!DOCTYPE html PUBLIC "-//W3C//DTD XHTML 1.0 Strict//EN" "http://www.w3.org/TR/xhtml1/DTD/xhtml1-strict.dtd"> Streamline Training & Documentation: Jessamyn West's Mother

Sunday, May 14, 2006

Jessamyn West's Mother

In 1931, when she was about to turn 29, the author Jessamyn West was diagnosed with advanced tuberculosis. She spent the next two years in a sanatorium in Los Angeles, after which she was sent home to die.

Instead of succumbing to the disease, she recovered after another thirteen years of illness. West recounts the story of those years in the first half of The Woman Said Yes: Encounters with Life and Death. I read this book right after it came out in 1976 and have ever since cherished its account of how West’s mother Grace cared for her in a way that sustained her both physically and spiritually.

Grace West did not accept the terminal diagnosis the doctors had given her daughter. She threw herself into nursing Jessamyn, and also into entertaining her.

The entertainment took the form of stories about the Quakers of Indiana among whom Grace had grown up and with whom Jessamyn had lived until her family moved to California when Jessamyn was seven. These stories became the inspiration for West’s first published work, short stories collected in The Friendly Persuasion, published in 1945 and later turned into a film that was nominated for the Best Film Oscar in 1956.

Grace’s relationship with her daughter has become for me an exemplar of what dedicated, and generally anonymous, mothers do for their children.

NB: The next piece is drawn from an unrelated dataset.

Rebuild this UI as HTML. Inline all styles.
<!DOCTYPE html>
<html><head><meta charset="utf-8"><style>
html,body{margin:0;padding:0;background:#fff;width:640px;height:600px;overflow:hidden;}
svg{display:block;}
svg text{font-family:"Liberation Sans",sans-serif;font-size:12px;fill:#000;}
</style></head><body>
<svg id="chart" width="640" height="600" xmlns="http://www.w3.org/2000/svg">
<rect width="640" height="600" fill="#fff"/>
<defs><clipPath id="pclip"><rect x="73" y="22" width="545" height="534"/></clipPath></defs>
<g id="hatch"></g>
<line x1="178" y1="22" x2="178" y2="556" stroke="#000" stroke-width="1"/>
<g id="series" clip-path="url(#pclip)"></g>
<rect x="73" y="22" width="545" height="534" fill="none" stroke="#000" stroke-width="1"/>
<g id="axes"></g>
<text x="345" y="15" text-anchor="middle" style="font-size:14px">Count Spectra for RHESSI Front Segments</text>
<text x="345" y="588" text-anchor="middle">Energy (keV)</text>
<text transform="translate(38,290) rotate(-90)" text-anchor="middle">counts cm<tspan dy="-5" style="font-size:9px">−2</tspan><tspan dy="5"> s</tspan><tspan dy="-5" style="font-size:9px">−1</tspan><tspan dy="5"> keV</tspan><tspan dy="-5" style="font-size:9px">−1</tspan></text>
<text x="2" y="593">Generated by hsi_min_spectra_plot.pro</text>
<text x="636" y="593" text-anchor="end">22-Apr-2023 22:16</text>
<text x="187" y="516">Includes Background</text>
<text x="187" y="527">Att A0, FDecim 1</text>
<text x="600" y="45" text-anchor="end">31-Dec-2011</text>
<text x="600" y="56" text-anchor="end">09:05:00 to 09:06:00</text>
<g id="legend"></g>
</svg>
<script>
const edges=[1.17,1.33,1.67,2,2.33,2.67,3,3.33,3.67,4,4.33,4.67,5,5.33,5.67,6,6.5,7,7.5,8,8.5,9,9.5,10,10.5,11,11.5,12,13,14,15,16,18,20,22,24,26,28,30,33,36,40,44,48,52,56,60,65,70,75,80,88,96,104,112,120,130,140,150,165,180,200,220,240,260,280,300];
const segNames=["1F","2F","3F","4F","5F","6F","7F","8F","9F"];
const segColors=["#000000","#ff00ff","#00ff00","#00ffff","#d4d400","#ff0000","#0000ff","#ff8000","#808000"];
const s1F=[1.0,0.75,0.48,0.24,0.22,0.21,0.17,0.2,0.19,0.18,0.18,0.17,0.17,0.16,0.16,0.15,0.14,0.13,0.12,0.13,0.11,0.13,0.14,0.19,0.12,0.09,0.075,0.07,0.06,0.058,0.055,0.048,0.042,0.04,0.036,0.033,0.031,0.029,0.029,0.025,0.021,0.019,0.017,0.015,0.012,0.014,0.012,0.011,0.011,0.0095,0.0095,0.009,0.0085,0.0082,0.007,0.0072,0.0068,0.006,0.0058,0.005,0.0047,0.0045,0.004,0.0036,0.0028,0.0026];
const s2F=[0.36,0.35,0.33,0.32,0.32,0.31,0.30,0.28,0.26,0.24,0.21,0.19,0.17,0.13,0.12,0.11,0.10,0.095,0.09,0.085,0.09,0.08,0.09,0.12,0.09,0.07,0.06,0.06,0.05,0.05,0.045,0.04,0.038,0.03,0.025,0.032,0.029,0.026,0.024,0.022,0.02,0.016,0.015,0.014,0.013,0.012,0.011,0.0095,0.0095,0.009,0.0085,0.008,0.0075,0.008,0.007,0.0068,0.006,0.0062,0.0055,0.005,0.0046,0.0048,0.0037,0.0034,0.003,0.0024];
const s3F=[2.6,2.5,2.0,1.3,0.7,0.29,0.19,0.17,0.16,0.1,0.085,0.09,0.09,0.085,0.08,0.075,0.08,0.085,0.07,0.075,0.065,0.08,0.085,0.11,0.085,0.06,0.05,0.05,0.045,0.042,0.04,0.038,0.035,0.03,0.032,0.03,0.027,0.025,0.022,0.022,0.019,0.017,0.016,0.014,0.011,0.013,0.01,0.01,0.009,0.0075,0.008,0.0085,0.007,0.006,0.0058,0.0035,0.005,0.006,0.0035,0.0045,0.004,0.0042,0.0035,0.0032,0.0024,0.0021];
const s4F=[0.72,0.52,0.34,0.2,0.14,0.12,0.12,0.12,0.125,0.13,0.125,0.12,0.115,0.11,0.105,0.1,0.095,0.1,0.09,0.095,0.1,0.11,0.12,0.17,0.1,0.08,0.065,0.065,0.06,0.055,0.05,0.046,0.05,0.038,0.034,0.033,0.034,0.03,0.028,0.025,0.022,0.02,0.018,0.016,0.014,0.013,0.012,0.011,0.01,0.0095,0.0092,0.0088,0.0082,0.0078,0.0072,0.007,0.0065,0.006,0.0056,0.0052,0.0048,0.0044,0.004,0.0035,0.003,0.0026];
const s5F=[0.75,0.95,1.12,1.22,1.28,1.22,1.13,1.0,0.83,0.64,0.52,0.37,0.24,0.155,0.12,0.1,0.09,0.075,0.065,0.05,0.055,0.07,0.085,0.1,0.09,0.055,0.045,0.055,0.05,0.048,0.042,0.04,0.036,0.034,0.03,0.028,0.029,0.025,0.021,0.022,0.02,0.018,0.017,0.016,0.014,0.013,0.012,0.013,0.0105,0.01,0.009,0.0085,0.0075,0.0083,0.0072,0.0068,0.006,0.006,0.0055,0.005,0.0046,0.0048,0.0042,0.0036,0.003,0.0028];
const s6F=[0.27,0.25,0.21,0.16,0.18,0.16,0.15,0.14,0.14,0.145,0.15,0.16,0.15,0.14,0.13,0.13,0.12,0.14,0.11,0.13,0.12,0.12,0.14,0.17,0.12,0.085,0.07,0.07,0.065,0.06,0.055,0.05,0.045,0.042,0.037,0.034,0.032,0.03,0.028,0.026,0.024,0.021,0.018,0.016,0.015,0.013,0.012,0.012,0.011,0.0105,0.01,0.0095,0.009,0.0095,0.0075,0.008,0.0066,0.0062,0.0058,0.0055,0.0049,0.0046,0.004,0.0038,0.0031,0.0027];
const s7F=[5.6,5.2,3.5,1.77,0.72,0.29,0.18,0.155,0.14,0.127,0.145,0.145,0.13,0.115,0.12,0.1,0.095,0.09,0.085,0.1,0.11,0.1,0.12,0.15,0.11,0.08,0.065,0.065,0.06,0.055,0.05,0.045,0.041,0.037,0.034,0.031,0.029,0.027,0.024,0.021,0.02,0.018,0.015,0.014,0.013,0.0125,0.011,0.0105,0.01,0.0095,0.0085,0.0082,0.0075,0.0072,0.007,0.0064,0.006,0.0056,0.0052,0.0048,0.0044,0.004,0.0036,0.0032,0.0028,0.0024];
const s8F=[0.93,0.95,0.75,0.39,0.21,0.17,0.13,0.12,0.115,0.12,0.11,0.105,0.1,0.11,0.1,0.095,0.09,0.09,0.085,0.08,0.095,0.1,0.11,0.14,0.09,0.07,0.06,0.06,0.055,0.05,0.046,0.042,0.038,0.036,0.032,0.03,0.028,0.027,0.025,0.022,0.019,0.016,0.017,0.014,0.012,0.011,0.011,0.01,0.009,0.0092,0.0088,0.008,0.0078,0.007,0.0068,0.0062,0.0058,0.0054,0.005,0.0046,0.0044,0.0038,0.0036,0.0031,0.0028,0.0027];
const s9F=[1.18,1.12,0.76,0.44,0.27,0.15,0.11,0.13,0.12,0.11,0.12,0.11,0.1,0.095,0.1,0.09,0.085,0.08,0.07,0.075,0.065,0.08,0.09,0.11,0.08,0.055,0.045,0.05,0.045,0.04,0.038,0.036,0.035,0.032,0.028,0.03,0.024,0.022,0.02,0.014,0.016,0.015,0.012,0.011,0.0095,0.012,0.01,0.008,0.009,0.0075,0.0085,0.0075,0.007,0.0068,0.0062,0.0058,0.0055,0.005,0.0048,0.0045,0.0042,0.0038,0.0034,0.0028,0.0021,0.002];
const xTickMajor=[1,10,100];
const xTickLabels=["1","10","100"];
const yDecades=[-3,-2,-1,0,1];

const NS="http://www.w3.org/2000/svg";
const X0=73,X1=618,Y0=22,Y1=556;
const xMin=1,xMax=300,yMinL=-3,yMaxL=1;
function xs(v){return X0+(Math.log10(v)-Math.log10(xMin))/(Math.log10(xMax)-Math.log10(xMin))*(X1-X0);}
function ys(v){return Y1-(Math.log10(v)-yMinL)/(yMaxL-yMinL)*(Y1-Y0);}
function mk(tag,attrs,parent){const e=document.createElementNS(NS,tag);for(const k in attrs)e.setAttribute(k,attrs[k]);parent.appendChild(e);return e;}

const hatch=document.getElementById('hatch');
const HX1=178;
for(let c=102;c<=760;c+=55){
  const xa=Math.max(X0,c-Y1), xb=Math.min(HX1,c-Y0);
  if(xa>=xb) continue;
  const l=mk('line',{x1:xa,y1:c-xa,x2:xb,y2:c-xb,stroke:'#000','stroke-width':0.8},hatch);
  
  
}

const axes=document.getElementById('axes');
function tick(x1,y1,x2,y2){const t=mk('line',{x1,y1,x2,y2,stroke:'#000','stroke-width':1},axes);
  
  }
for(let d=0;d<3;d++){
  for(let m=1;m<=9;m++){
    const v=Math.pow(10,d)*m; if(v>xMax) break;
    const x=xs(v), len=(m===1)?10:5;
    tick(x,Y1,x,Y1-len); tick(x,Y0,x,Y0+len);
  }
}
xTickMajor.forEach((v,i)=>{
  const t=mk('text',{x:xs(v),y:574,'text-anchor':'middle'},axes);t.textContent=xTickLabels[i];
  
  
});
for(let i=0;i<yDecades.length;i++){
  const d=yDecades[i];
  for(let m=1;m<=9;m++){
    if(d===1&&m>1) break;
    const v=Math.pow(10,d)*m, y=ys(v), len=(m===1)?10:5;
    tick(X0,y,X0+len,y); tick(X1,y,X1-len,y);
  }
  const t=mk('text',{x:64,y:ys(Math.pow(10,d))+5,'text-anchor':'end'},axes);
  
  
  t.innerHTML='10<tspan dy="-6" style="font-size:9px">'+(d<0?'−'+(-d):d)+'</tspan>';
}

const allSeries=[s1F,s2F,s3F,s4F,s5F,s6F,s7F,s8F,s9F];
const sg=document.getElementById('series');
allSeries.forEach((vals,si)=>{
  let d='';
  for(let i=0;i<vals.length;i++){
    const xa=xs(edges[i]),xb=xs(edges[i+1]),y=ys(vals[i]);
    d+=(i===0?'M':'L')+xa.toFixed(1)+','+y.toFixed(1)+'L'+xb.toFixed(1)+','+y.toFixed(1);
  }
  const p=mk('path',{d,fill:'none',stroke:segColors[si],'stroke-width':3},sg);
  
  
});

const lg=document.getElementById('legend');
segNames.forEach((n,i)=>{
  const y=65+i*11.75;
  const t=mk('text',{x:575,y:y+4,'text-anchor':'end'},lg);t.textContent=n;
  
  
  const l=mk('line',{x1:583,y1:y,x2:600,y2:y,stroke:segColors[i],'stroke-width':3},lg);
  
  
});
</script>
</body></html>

To mark Mother's Day 2006, here are some excerpts from The Woman Said Yes that show how Grace literally enabled her daughter to become a successful author:
Grace knew, though no word of mine told her anything, the limbo in which I lived; somehow, without words, she knew. Since I had no life of my own, past or future, in which to live, she gave me her own life , as a young woman, as Grace Milhous, a Quaker girl on a farm in southern Indiana at the turn of the century.

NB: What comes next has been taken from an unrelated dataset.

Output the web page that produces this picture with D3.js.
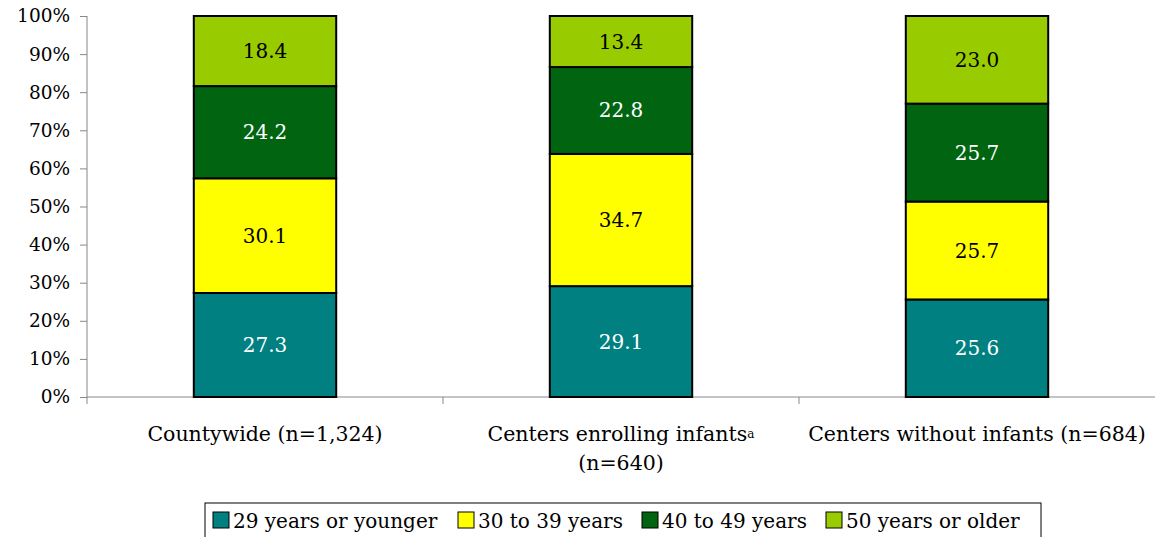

I was still not strong enough to follow a book, line by line, paragraph by paragraph, to its conclusion. But I could listen to short stories, and their narrator, a former elocution prize-winner. ...

Little by little, living with Grace, like the frog kissed by the maiden, I became human again. Not the human I once had been; my own past and my own problematical future were still areas too painful for me to enter. But Grace's past I could enter and explore and live in. It was better than movie-casting; her story was real and she, the heroine, sat by my bedside with her own gestures and accents. ...

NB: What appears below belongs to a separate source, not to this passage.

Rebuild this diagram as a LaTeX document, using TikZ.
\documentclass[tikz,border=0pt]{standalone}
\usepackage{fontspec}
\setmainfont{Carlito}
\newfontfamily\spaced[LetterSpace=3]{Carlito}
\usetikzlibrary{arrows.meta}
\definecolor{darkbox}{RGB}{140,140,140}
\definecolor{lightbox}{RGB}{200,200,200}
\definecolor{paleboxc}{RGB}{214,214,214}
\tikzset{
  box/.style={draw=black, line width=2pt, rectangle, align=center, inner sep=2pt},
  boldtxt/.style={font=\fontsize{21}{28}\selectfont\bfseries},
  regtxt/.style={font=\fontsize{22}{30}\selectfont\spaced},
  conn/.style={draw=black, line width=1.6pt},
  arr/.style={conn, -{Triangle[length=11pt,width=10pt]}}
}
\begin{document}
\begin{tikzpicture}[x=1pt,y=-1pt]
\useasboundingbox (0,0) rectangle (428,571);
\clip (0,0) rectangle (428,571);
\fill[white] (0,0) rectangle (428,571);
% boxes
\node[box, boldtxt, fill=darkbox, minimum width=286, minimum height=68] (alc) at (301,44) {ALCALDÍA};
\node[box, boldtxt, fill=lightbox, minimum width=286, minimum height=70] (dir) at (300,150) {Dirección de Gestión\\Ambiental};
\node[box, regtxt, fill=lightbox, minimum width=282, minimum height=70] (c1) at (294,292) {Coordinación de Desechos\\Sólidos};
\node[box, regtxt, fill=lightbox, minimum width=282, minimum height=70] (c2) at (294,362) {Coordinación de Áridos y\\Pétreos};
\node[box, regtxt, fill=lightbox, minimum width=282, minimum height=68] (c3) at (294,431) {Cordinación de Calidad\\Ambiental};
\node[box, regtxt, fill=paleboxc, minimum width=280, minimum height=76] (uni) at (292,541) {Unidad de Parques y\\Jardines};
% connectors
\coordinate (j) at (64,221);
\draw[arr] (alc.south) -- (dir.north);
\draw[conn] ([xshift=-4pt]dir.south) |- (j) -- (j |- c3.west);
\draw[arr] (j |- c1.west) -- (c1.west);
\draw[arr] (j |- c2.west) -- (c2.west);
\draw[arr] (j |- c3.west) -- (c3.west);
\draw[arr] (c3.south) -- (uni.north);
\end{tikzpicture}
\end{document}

While I lay in bed, with no life of my own to look forward to, or that I could endure to look back on, I was given this other endurable life to live in, to wonder over, to speculate about. Not yet to laugh at, though there was much Grace said that was funny. I was afraid to laugh. It would be tempting fate. It would be whistling before I was out of the woods. Grace expected me to get well, and talked to me about the time "when you are well." ...

Moving forward in time to the period just before Grace passed away ...
She died seventeen years after that operation [a mastectomy] of a disease not connected with cancer, but which did affect her memory.

In the week before her death, I, trying to identify myself to her, said, "I'm the oldest of your four children."

"The oldest?" she repeated.

"The one who wrote those Quaker stories."

She misunderstood my words, but her unconscious led her to an insight deeper than my words.

"Oh," said she, "did I get those stories written?"

"Written and published," I said.

"I always wanted to write them. But I married early and wasn't well. It slipped my mind that I did it. I thought I just dreamed I did it."

"It isn't a dream."

"I remember now. The horse race and the son's fighting in the war."

What she thought she remembered was purest fiction, something that never happened. What
had happened, the clink of her mother's wedding ring as she washed dishes, her grandfather's love of music, the whisper of snow, the rustle of shawls and full skirts in the Meetinghouse on First Day: these, the realities of which she told me, had been my dreams. It was a strange exchange. She accepted my fiction as real. Her memories and long-time musings had become my fiction.

"I'm so glad you told me," she said. "I haven't been well, and my memory's got holes in it. It makes me feel better to know I wasn't just a dreamer." ...

"I never could have done it," Grace said, her mind still on the writing and publication she had "forgotten," "except that you encouraged me by listening."

"What else could I do," I asked, "bedfast and you standing over me?"

Grace laughed. "What's the word for that?"

"Captive audience."

"We had some good times in spite of everything, didn't we?"

Jessamyn West’s husband encouraged her to submit her stories to magazines, and they started being accepted in 1940. She lived to the ripe age of 81, having become a prolific author over a period of four decades.